Friday, February 03, 2006

Complex Genetic Trait Evolves In Lab

Evolution of a Polyphenism by Genetic Accommodation. 2006. Yuichiro Suzuki and H. Frederik Nijhout. Science 311: 650-652.



Abstract: Polyphenisms are adaptations in which a genome is associated with discrete alternative phenotypes in different environments. Little is known about the mechanism by which polyphenisms originate. We show that a mutation in the juvenile hormone-regulatory pathway in Manduca sexta enables heat stress to reveal a hidden reaction norm of larval coloration. Selection for increased color change in response to heat stress resulted in the evolution of a larval color polyphenism and a corresponding change in hormonal titers through genetic accommodation. Evidently, mechanisms that regulate developmental hormones can mask genetic variation and act as evolutionary capacitors, facilitating the origin of novel adaptive phenotypes.

From the Duke University press release:
Biologists have evolved a complex trait in the laboratory using the pressure of selection to induce tobacco hornworms to evolve the dual trait of turning black or green depending on the temperature during their development.
Their experiments, they said, offer important insight into how complex traits involving many genes can abruptly "blossom" in an organism's evolution.

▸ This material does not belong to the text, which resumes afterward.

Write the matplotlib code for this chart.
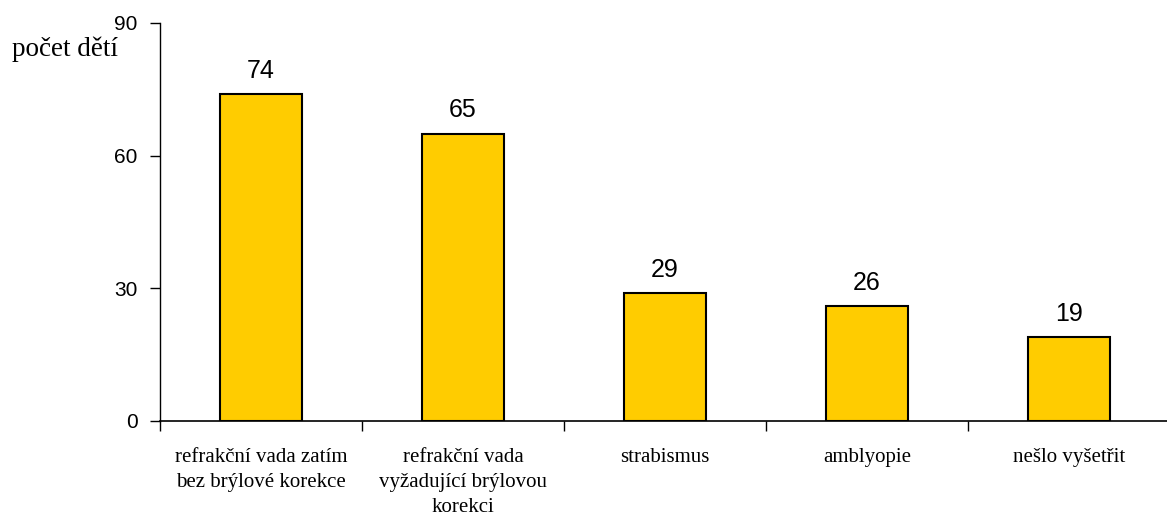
import matplotlib.pyplot as plt

categories = ["refrakční vada zatím\nbez brýlové korekce",
              "refrakční vada\nvyžadující brýlovou\nkorekci",
              "strabismus",
              "amblyopie",
              "nešlo vyšetřit"]
values = [74, 65, 29, 26, 19]
yticks = [0, 30, 60, 90]

fig = plt.figure(figsize=(11.67, 5.22), dpi=100)
# axes runs a little past the right edge, as in the original
ax = fig.add_axes([160/1167, 1 - 421/522, 1010/1167, 398/522])

x = list(range(len(values)))
ax.bar(x, values, width=0.405, color="#FFCC00", edgecolor="black", linewidth=1.5, zorder=2)

for xi, v in zip(x, values):
    ax.annotate(str(v), (xi, v), xytext=(0, 8), textcoords="offset points",
                ha="center", va="bottom", fontsize=18, family="Liberation Sans")

ax.set_xlim(-0.5, 4.5)
ax.set_ylim(0, 90)
ax.set_yticks(yticks)
ax.set_yticklabels([str(t) for t in yticks], fontsize=15, family="Liberation Sans")
ax.tick_params(axis="y", length=7, width=1, pad=9)

ax.set_xticks([i - 0.5 for i in range(len(values))])
ax.set_xticklabels([])
ax.tick_params(axis="x", length=7, width=1)
for xi, lab in zip(x, categories):
    ax.text(xi, -6.2, lab, ha="center", va="top", fontsize=15,
            family="Liberation Serif", linespacing=1.42)

for s in ["top", "right"]:
    ax.spines[s].set_visible(False)
ax.spines["left"].set_linewidth(1)
ax.spines["bottom"].set_linewidth(1.2)

fig.text(12/1167, 1 - 49/522, "počet dětí", ha="left", va="center",
         fontsize=19.5, family="Liberation Serif")

fig.savefig("out.png", dpi=100)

The complex traits, or "polyphenisms," they studied are instances in which animals with the same genetic makeup can produce quite different traits, or phenotypes, in different environments. While biologists have understood the basic machinery underlying polyphenisms, the mystery remained how such complex traits, which involve mutations in multiple genes, could evolve and persist.

In their experiments, Suzuki and Nijhout chose a species of finger-sized tobacco hornworm, Manduca sexta, which normally produces only green larvae. Because a related species, Manduca quinquemaculata, develops black or green larvae when exposed to lower or higher temperatures, the researchers theorized that they could use temperature shocks to evolve a similar polyphenism in M. sexta.

After rearing and selecting ten generations of caterpillars, with about 300 caterpillars per generation, the researchers found that they had, indeed, created the two distinct strains. The polyphenic strain would develop a green color at higher temperatures, altering abruptly at a temperature of about 28 degrees C. In contrast, the monophenic strain remained black at all temperatures.

According to Nijhout, the generation of polyphenism in the caterpillar demonstrates an evolutionary phenomenon called "genetic accommodation." In this process, a mutation in a regulatory pathway such as a hormonal pathway changes the hormonal level to bring it closer to a threshold level that could be affected by environmental variation.